Dyer is not sympathetic to most of the ideas that he encounters during his seven-year investigation (he refers to the free enterprise system as one "in which the government does nothing to help people"), but he does empathize with the plight of his subjects, sharing some of their concerns if not their response. The central issue, as Dyer sees it, is economic:  as globalization allows for American firms to  manufacture goods and purchase food more cheaply overseas,  America's own primary industries are being gutted. Family farms are being eaten alive by monstrously large international entities like Cargill, and as they fail they take with them rural towns. Further , Dyer writes, a farm is different from  other small businesses; a farmer is more likely to have inherited the estate from his father, who inherited from his own. The farm is home,  and can contain within it an family's entire history. To be responsible for losing that heritage can be emotionally crippling: little wonder when this ruin looms,  some farmers clutch at whatever desperate straws they can find.

Having established the nature of the farm crisis as one not causing a shortage of food, but one obliterating the livelihoods of families and local economies of families throughout the west, Dyer then argues that their legitimate grievances are being twisted into sometimes violent conspiracy theories.   Farmers are not simply competing with multinationals;  in fact, they depend on them for storage, equipment, and some supplies.  Some chicken farmers are functional sharecroppers, doomed to contracts with  giants like Tyson which constantly demand equipment upgrades that keep them in debt.  The law is no recourse; not only are the oversight agencies tasked with keeping monopolies in check staffed by former members of the very companies they are policing, but the government bears responsibility in promoting “get big or get out” policies. Many of the families interviewed within were crippled by the farm policies of the 1970s and the monkeying-around with of interest rates.    On realizing how many of their woes came from monopolies, and their sinister connection with the government which was supposed to be fair referee,  the door was pried open for conspiracy.  Government policy was not simply inappropriate, or corrupt: it became viewed as evil. Here was a plot to destroy individual freeholders and replace them by massive conglomerates controlled by a few,  in one measure strengthening the cabal and undermining economic resistance. It was a sign of the times, the advent of a New World Order.   The architect of this scheme was not a pocket-lining bureaucrat, but Satan himself.  Obviously,  it was the duty of every true Christian to resist – little wonder the government was so interested in  taking the weapons of  Americans! From there follows militia movements, composed of individuals willing to shoulder arms in defense of their rights – against the tyranny of the state, if need be.

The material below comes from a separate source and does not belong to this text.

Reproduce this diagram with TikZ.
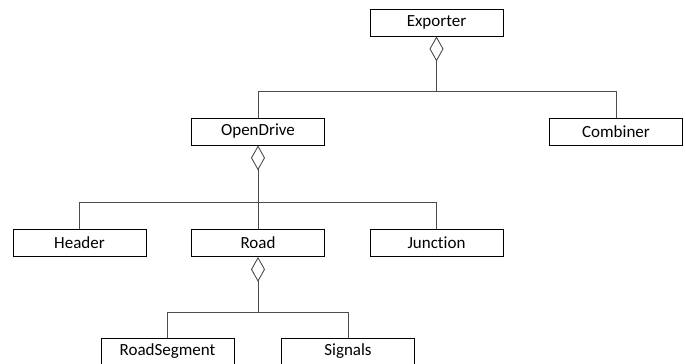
\documentclass[tikz,border=0pt]{standalone}
\usepackage{fontspec}
\setmainfont[Ligatures={NoCommon}]{Carlito}
\usetikzlibrary{arrows.meta}
\tikzset{
    class node/.style={draw, line width=0.8pt, minimum width=133pt, minimum height=27pt, inner sep=0pt, font=\fontsize{17}{19}\selectfont},
    link/.style={draw=black!70, line width=0.9pt},
    agg/.style={link, {Diamond[open, length=25pt, width=14pt, line width=0.9pt]}-},
}

\begin{document}
\begin{tikzpicture}[x=1pt, y=-1pt]
    \useasboundingbox (0,0) rectangle (686,364);
    \node[class node] (exporter) at (436.5,22.5) {Exporter};
    \node[class node] (combiner) at (616,131.5) {Combiner};
    \node[class node] (opendrive) at (258,131.5) {OpenDrive};
    \node[class node] (header) at (79.5,243) {Header};
    \node[class node] (road) at (258,243) {Road};
    \node[class node] (junction) at (436.5,243) {Junction};
    \node[class node] (roadsegment) at (167.5,351.5) {RoadSegment};
    \node[class node] (signals) at (348,351.5) {Signals};
    \coordinate (bus1) at (436.5,91);
    \coordinate (bus2) at (258,202);
    \coordinate (bus3) at (258,312);
    % aggregation links
    \path[agg] (exporter) -- (bus1);
    \path[link] (bus1) -| (opendrive);
    \path[link] (bus1) -| (combiner);
    \path[agg] (opendrive) -- (bus2);
    \path[link] (bus2) -| (header);
    \path[link] (bus2) -- (road);
    \path[link] (bus2) -| (junction);
    \path[agg] (road) -- (bus3);
    \path[link] (bus3) -| (roadsegment);
    \path[link] (bus3) -| (signals);
\end{tikzpicture}
\end{document}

 All of this is tremendously interesting, although the central argument tends to wander away from its roots. Dyer’s goal is to link the farm crisis with rising antigovernment rhetoric and violence, but after some sections on farmers attempting to defraud lenders through legalese, he examines various parts of the antigovernment as a whole, not all of them with any rural dependence.   Religious obsession with the rise of the New World Order and doomsday, for instance, was common in the sect of Christianity I was raised in, but we haven’t been farmers for three generations.  The same is true of the book’s sections on strict Constitutionalism and monetary policy: one need not be a distressed farmer to hold the government in contempt for granting itself war powers in peacetime, or for entrusting the nation’s financial security to an entity that has control over the money supply, but no accountability whatsoever.   Dyer has a tendency to make sweeping statements – at one time, he urges the reader to go into any small rural town and take note of the abundance of people with Constitutions in their front pockets.  99.9999% of the time, he says, these people are involved to some degree in the antigovernment movement. Well, who isn’t involved in antigovernment activity to some degree?   He also assumes that all of the pipe bombs discovered in the United States in a given year were deployed by agents of the vast rural agenda.  Dyer is genuine, though, both in his concern about how the heartland is being devestation, and in his fear of what is to come.  No war of disaffected farmers ever broke out, however, despite the coming of  the Millennium, and I for one think Dyer’s extensive time embedded in some fairly radical groups gave him his own acute sense of  paranoia.   
Harvest’s argument is stretched too thin sometimes to be credible, but the facts and stories Dyer turns up are worth the read alone.  The issues at hand are still relevant: many of the grievances aired here drive the contemporary Tea Party movement, for instance.  Even with its tares, Harvest of Rage is a commendable look inside  American populism and how it can turn tragically violent.